[START OF Material]

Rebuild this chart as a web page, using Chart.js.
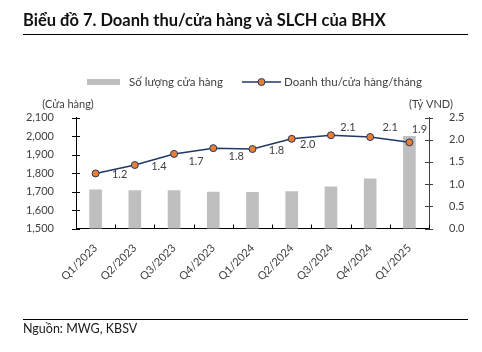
<!DOCTYPE html>
<html><head><meta charset="utf-8">
<script src="https://cdn.jsdelivr.net/npm/chart.js@4.4.1/dist/chart.umd.min.js"></script>
<style>html,body{margin:0;padding:0;background:#fff;}#wrap{width:482px;height:352px;position:relative;}</style>
</head><body>
<div id="wrap"><canvas id="c" width="482" height="352"></canvas></div>
<script>
const categories = ['Q1/2023','Q2/2023','Q3/2023','Q4/2023','Q1/2024','Q2/2024','Q3/2024','Q4/2024','Q1/2025'];
const storeCounts = [1709, 1705, 1705, 1697, 1695, 1700, 1725, 1768, 1998];
const revenuePerStore = [1.24, 1.43, 1.68, 1.81, 1.79, 2.02, 2.10, 2.06, 1.94];
const leftTicks = [1500, 1600, 1700, 1800, 1900, 2000, 2100];
const rightTicks = [0, 0.5, 1.0, 1.5, 2.0, 2.5];

const FONT = 'Lato, "Open Sans", sans-serif';
const TXT = '#404040';
// label offsets (style only)
const labelOffsets = [[24,1],[24,1],[22,8],[23,8],[24,1],[16,6],[17,-8],[20,-10],[10,-13]];

const decor = {
  id: 'decor',
  afterDraw(chart) {
    const ctx = chart.ctx;
    ctx.save();
    // title
    ctx.fillStyle = '#111';
    ctx.font = 'bold 16.5px ' + FONT;
    ctx.textBaseline = 'alphabetic';
    ctx.textAlign = 'left';
    ctx.fillText('Biểu đồ 7. Doanh thu/cửa hàng và SLCH của BHX', 23, 26);
    ctx.strokeStyle = '#000'; ctx.lineWidth = 1;
    ctx.beginPath(); ctx.moveTo(23, 34.5); ctx.lineTo(468, 34.5); ctx.stroke();
    ctx.beginPath(); ctx.moveTo(23, 319.5); ctx.lineTo(468, 319.5); ctx.stroke();
    ctx.font = '12.5px ' + FONT;
    ctx.fillStyle = '#1a1a1a';
    ctx.fillText('Nguồn: MWG, KBSV', 23, 333);
    // legend
    ctx.fillStyle = '#BFBFBF';
    ctx.fillRect(87, 79, 33, 6);
    ctx.fillStyle = TXT;
    ctx.font = '11.5px ' + FONT;
    ctx.textBaseline = 'middle';
    ctx.fillText('Số lượng cửa hàng', 129, 82);
    ctx.strokeStyle = '#1F3864'; ctx.lineWidth = 1.5;
    ctx.beginPath(); ctx.moveTo(242, 82); ctx.lineTo(281, 82); ctx.stroke();
    ctx.beginPath(); ctx.arc(261.5, 82, 3.5, 0, Math.PI*2);
    ctx.fillStyle = '#ED7D31'; ctx.fill(); ctx.lineWidth = 1; ctx.stroke();
    ctx.fillStyle = TXT;
    ctx.fillText('Doanh thu/cửa hàng/tháng', 284, 82);
    // axis titles
    ctx.font = '11px ' + FONT;
    ctx.textAlign = 'center';
    ctx.fillText('(Cửa hàng)', 68, 104);
    ctx.fillText('(Tỷ VND)', 431, 104);
    // axis tick marks
    const y = chart.scales.y, y1 = chart.scales.y1, x = chart.scales.x;
    const ca = chart.chartArea;
    ctx.strokeStyle = '#000'; ctx.lineWidth = 1;
    leftTicks.forEach(v => {
      const py = Math.round(y.getPixelForValue(v)) + 0.5;
      ctx.beginPath(); ctx.moveTo(ca.left - 4, py); ctx.lineTo(ca.left + 4, py); ctx.stroke();
    });
    ctx.strokeStyle = '#404040';
    rightTicks.forEach(v => {
      const py = Math.round(y1.getPixelForValue(v)) + 0.5;
      ctx.beginPath(); ctx.moveTo(ca.right - 4, py); ctx.lineTo(ca.right + 4, py); ctx.stroke();
    });
    ctx.strokeStyle = '#000';
    for (let i = 0; i < categories.length; i++) {
      let px;
      if (i < categories.length - 1) px = (x.getPixelForValue(i) + x.getPixelForValue(i + 1)) / 2;
      else px = ca.right;
      px = Math.round(px) + 0.5;
      ctx.beginPath(); ctx.moveTo(px, ca.bottom); ctx.lineTo(px, ca.bottom - 4); ctx.stroke();
    }
    // data labels
    const meta = chart.getDatasetMeta(1);
    ctx.font = '11px ' + FONT;
    ctx.fillStyle = TXT;
    ctx.textAlign = 'center';
    ctx.textBaseline = 'middle';
    meta.data.forEach((pt, i) => {
      const o = labelOffsets[i];
      ctx.fillText(revenuePerStore[i].toFixed(1), pt.x + o[0], pt.y + o[1]);
    });
    ctx.restore();
  }
};

new Chart(document.getElementById('c'), {
  data: {
    labels: categories,
    datasets: [
      { type: 'bar', label: 'Số lượng cửa hàng', data: storeCounts, yAxisID: 'y',
        backgroundColor: '#BFBFBF', barThickness: 12, order: 2 },
      { type: 'line', label: 'Doanh thu/cửa hàng/tháng', data: revenuePerStore, yAxisID: 'y1',
        borderColor: '#1F3864', borderWidth: 1.5, pointBackgroundColor: '#ED7D31',
        pointBorderColor: '#1F3864', pointBorderWidth: 1, pointRadius: 3.5, tension: 0, order: 1 }
    ]
  },
  options: {
    responsive: false, animation: false, devicePixelRatio: 1,
    layout: { padding: { top: 117.5, left: 0, right: 0, bottom: 0 } },
    plugins: { legend: { display: false }, tooltip: { enabled: false } },
    scales: {
      x: { type: 'category', offset: true,
        grid: { display: false }, border: { color: '#000', width: 1 },
        ticks: { minRotation: 45, maxRotation: 45, padding: 5, color: TXT, font: { family: FONT, size: 11 } },
        afterFit: s => { s.height = 352 - 228.5; } },
      y: { position: 'left', min: 1500, max: 2100,
        grid: { display: false }, border: { color: '#000', width: 1 },
        afterBuildTicks: s => { s.ticks = leftTicks.map(v => ({ value: v })); },
        ticks: { padding: 14, color: TXT, font: { family: FONT, size: 11 },
          callback: v => v.toLocaleString('en-US') },
        afterFit: s => { s.width = 76; } },
      y1: { position: 'right', min: 0, max: 2.5,
        grid: { display: false }, border: { color: '#404040', width: 1 },
        afterBuildTicks: s => { s.ticks = rightTicks.map(v => ({ value: v })); },
        ticks: { padding: 12, color: TXT, font: { family: FONT, size: 11 },
          callback: v => Number(v).toFixed(1) },
        afterFit: s => { s.width = 482 - 429; } }
    }
  },
  plugins: [decor]
});
</script>
</body></html>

[END OF Material]

> **The problem**
Repeat the material above in full and exactly, omitting the pictures.

> **Solution for this exercise**
Rebuild this chart as a web page, using Chart.js.
<!DOCTYPE html>
<html><head><meta charset="utf-8">
<script src="https://cdn.jsdelivr.net/npm/chart.js@4.4.1/dist/chart.umd.min.js"></script>
<style>html,body{margin:0;padding:0;background:#fff;}#wrap{width:482px;height:352px;position:relative;}</style>
</head><body>
<div id="wrap"><canvas id="c" width="482" height="352"></canvas></div>
<script>
const categories = ['Q1/2023','Q2/2023','Q3/2023','Q4/2023','Q1/2024','Q2/2024','Q3/2024','Q4/2024','Q1/2025'];
const storeCounts = [1709, 1705, 1705, 1697, 1695, 1700, 1725, 1768, 1998];
const revenuePerStore = [1.24, 1.43, 1.68, 1.81, 1.79, 2.02, 2.10, 2.06, 1.94];
const leftTicks = [1500, 1600, 1700, 1800, 1900, 2000, 2100];
const rightTicks = [0, 0.5, 1.0, 1.5, 2.0, 2.5];

const FONT = 'Lato, "Open Sans", sans-serif';
const TXT = '#404040';
// label offsets (style only)
const labelOffsets = [[24,1],[24,1],[22,8],[23,8],[24,1],[16,6],[17,-8],[20,-10],[10,-13]];

const decor = {
  id: 'decor',
  afterDraw(chart) {
    const ctx = chart.ctx;
    ctx.save();
    // title
    ctx.fillStyle = '#111';
    ctx.font = 'bold 16.5px ' + FONT;
    ctx.textBaseline = 'alphabetic';
    ctx.textAlign = 'left';
    ctx.fillText('Biểu đồ 7. Doanh thu/cửa hàng và SLCH của BHX', 23, 26);
    ctx.strokeStyle = '#000'; ctx.lineWidth = 1;
    ctx.beginPath(); ctx.moveTo(23, 34.5); ctx.lineTo(468, 34.5); ctx.stroke();
    ctx.beginPath(); ctx.moveTo(23, 319.5); ctx.lineTo(468, 319.5); ctx.stroke();
    ctx.font = '12.5px ' + FONT;
    ctx.fillStyle = '#1a1a1a';
    ctx.fillText('Nguồn: MWG, KBSV', 23, 333);
    // legend
    ctx.fillStyle = '#BFBFBF';
    ctx.fillRect(87, 79, 33, 6);
    ctx.fillStyle = TXT;
    ctx.font = '11.5px ' + FONT;
    ctx.textBaseline = 'middle';
    ctx.fillText('Số lượng cửa hàng', 129, 82);
    ctx.strokeStyle = '#1F3864'; ctx.lineWidth = 1.5;
    ctx.beginPath(); ctx.moveTo(242, 82); ctx.lineTo(281, 82); ctx.stroke();
    ctx.beginPath(); ctx.arc(261.5, 82, 3.5, 0, Math.PI*2);
    ctx.fillStyle = '#ED7D31'; ctx.fill(); ctx.lineWidth = 1; ctx.stroke();
    ctx.fillStyle = TXT;
    ctx.fillText('Doanh thu/cửa hàng/tháng', 284, 82);
    // axis titles
    ctx.font = '11px ' + FONT;
    ctx.textAlign = 'center';
    ctx.fillText('(Cửa hàng)', 68, 104);
    ctx.fillText('(Tỷ VND)', 431, 104);
    // axis tick marks
    const y = chart.scales.y, y1 = chart.scales.y1, x = chart.scales.x;
    const ca = chart.chartArea;
    ctx.strokeStyle = '#000'; ctx.lineWidth = 1;
    leftTicks.forEach(v => {
      const py = Math.round(y.getPixelForValue(v)) + 0.5;
      ctx.beginPath(); ctx.moveTo(ca.left - 4, py); ctx.lineTo(ca.left + 4, py); ctx.stroke();
    });
    ctx.strokeStyle = '#404040';
    rightTicks.forEach(v => {
      const py = Math.round(y1.getPixelForValue(v)) + 0.5;
      ctx.beginPath(); ctx.moveTo(ca.right - 4, py); ctx.lineTo(ca.right + 4, py); ctx.stroke();
    });
    ctx.strokeStyle = '#000';
    for (let i = 0; i < categories.length; i++) {
      let px;
      if (i < categories.length - 1) px = (x.getPixelForValue(i) + x.getPixelForValue(i + 1)) / 2;
      else px = ca.right;
      px = Math.round(px) + 0.5;
      ctx.beginPath(); ctx.moveTo(px, ca.bottom); ctx.lineTo(px, ca.bottom - 4); ctx.stroke();
    }
    // data labels
    const meta = chart.getDatasetMeta(1);
    ctx.font = '11px ' + FONT;
    ctx.fillStyle = TXT;
    ctx.textAlign = 'center';
    ctx.textBaseline = 'middle';
    meta.data.forEach((pt, i) => {
      const o = labelOffsets[i];
      ctx.fillText(revenuePerStore[i].toFixed(1), pt.x + o[0], pt.y + o[1]);
    });
    ctx.restore();
  }
};

new Chart(document.getElementById('c'), {
  data: {
    labels: categories,
    datasets: [
      { type: 'bar', label: 'Số lượng cửa hàng', data: storeCounts, yAxisID: 'y',
        backgroundColor: '#BFBFBF', barThickness: 12, order: 2 },
      { type: 'line', label: 'Doanh thu/cửa hàng/tháng', data: revenuePerStore, yAxisID: 'y1',
        borderColor: '#1F3864', borderWidth: 1.5, pointBackgroundColor: '#ED7D31',
        pointBorderColor: '#1F3864', pointBorderWidth: 1, pointRadius: 3.5, tension: 0, order: 1 }
    ]
  },
  options: {
    responsive: false, animation: false, devicePixelRatio: 1,
    layout: { padding: { top: 117.5, left: 0, right: 0, bottom: 0 } },
    plugins: { legend: { display: false }, tooltip: { enabled: false } },
    scales: {
      x: { type: 'category', offset: true,
        grid: { display: false }, border: { color: '#000', width: 1 },
        ticks: { minRotation: 45, maxRotation: 45, padding: 5, color: TXT, font: { family: FONT, size: 11 } },
        afterFit: s => { s.height = 352 - 228.5; } },
      y: { position: 'left', min: 1500, max: 2100,
        grid: { display: false }, border: { color: '#000', width: 1 },
        afterBuildTicks: s => { s.ticks = leftTicks.map(v => ({ value: v })); },
        ticks: { padding: 14, color: TXT, font: { family: FONT, size: 11 },
          callback: v => v.toLocaleString('en-US') },
        afterFit: s => { s.width = 76; } },
      y1: { position: 'right', min: 0, max: 2.5,
        grid: { display: false }, border: { color: '#404040', width: 1 },
        afterBuildTicks: s => { s.ticks = rightTicks.map(v => ({ value: v })); },
        ticks: { padding: 12, color: TXT, font: { family: FONT, size: 11 },
          callback: v => Number(v).toFixed(1) },
        afterFit: s => { s.width = 482 - 429; } }
    }
  },
  plugins: [decor]
});
</script>
</body></html>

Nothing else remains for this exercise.